__Dataset excerpt__

- - - -

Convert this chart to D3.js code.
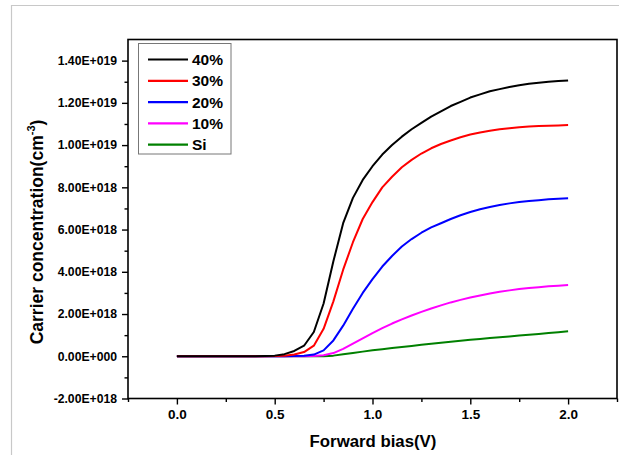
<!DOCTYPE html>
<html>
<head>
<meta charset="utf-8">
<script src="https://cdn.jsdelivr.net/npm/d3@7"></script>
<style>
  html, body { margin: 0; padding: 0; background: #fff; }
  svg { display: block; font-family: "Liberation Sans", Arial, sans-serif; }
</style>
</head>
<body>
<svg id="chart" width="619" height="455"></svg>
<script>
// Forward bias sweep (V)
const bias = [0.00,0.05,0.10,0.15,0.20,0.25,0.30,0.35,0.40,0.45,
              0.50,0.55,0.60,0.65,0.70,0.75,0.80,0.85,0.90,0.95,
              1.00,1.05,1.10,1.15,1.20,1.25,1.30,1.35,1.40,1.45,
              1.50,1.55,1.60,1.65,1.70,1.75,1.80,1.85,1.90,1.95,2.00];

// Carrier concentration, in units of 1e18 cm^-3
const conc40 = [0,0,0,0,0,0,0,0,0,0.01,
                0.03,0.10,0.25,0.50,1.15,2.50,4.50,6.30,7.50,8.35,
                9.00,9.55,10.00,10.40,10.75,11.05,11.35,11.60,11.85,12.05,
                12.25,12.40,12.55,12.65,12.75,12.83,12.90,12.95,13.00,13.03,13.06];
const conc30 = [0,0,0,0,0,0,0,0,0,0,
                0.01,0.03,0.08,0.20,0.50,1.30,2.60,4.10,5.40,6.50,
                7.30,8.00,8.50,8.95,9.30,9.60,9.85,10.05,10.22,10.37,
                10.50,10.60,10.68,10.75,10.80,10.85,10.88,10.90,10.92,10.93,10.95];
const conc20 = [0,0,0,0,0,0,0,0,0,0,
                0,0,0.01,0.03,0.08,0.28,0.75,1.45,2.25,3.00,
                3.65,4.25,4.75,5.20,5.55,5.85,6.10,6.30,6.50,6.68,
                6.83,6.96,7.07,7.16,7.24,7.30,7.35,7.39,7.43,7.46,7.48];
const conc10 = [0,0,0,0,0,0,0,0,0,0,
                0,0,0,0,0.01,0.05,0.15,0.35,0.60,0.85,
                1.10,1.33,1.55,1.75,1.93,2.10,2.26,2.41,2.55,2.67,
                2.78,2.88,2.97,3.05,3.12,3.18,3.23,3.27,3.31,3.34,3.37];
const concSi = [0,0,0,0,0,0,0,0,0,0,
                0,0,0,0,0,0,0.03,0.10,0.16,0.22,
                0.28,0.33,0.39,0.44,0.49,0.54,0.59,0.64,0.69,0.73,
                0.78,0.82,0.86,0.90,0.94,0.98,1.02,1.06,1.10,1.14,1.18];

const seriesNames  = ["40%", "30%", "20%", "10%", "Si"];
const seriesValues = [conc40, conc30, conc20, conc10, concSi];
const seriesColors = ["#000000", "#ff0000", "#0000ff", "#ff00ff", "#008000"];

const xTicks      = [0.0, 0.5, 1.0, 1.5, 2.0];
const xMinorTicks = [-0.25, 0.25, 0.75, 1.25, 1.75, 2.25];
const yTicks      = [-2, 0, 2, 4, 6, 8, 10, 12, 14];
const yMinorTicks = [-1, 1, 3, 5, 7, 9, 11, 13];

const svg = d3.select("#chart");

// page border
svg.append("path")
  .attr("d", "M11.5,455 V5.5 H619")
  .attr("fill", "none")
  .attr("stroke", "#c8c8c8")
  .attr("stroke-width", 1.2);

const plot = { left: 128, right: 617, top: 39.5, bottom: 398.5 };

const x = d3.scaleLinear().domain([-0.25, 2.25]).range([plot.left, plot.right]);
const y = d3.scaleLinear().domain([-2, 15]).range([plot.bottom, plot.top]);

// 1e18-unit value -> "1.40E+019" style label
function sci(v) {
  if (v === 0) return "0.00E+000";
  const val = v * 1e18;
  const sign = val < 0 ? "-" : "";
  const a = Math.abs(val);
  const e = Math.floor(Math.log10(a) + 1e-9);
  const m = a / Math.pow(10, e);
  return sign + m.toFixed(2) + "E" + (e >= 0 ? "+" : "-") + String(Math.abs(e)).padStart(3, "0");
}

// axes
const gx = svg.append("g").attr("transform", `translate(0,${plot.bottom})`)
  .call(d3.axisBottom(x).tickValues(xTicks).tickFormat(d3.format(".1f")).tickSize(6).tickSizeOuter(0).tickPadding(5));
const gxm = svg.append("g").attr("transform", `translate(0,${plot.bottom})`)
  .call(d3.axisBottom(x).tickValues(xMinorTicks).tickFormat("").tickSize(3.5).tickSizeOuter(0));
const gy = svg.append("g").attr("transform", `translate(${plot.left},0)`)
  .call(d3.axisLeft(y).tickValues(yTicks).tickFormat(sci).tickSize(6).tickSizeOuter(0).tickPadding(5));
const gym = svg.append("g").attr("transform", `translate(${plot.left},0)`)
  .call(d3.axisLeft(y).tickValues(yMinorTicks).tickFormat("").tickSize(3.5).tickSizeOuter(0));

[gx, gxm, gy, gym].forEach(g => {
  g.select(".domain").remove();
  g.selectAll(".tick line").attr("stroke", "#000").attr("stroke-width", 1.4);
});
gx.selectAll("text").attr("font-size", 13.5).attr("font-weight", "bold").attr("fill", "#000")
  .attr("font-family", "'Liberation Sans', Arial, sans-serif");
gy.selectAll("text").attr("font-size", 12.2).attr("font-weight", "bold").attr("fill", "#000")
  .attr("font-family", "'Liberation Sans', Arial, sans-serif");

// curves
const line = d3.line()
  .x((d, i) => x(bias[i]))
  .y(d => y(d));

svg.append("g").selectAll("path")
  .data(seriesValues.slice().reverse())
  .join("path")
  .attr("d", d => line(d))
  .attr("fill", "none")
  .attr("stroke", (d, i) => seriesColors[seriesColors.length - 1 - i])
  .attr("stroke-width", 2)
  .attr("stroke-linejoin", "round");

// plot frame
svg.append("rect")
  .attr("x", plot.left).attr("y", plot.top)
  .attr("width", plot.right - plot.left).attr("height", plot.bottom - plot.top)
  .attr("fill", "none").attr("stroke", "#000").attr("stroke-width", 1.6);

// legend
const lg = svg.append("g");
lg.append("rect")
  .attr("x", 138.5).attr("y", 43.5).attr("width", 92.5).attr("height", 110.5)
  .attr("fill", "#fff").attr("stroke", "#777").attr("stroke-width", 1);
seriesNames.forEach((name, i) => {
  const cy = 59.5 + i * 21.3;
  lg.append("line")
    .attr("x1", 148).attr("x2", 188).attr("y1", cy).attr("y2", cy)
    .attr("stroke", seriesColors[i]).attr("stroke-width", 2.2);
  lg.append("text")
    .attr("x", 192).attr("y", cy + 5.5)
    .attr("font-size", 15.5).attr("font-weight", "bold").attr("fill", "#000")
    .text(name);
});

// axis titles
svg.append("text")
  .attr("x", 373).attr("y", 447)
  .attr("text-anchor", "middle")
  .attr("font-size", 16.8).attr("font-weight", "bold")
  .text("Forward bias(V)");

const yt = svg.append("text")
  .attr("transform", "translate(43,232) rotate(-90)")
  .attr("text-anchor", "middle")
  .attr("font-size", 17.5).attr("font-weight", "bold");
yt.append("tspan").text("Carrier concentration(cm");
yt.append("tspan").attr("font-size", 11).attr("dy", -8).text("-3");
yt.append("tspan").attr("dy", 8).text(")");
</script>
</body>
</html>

- - - -

Please take the lines from the beginning of the data above through the line holding "1.50,1.55,1.60,1.65,1.70,1.75,1.80,1.85,1.90,1.95,2.00];" and transcribe them exactly, without any pictures.

__Task answer__
Convert this chart to D3.js code.
<!DOCTYPE html>
<html>
<head>
<meta charset="utf-8">
<script src="https://cdn.jsdelivr.net/npm/d3@7"></script>
<style>
  html, body { margin: 0; padding: 0; background: #fff; }
  svg { display: block; font-family: "Liberation Sans", Arial, sans-serif; }
</style>
</head>
<body>
<svg id="chart" width="619" height="455"></svg>
<script>
// Forward bias sweep (V)
const bias = [0.00,0.05,0.10,0.15,0.20,0.25,0.30,0.35,0.40,0.45,
              0.50,0.55,0.60,0.65,0.70,0.75,0.80,0.85,0.90,0.95,
              1.00,1.05,1.10,1.15,1.20,1.25,1.30,1.35,1.40,1.45,
              1.50,1.55,1.60,1.65,1.70,1.75,1.80,1.85,1.90,1.95,2.00];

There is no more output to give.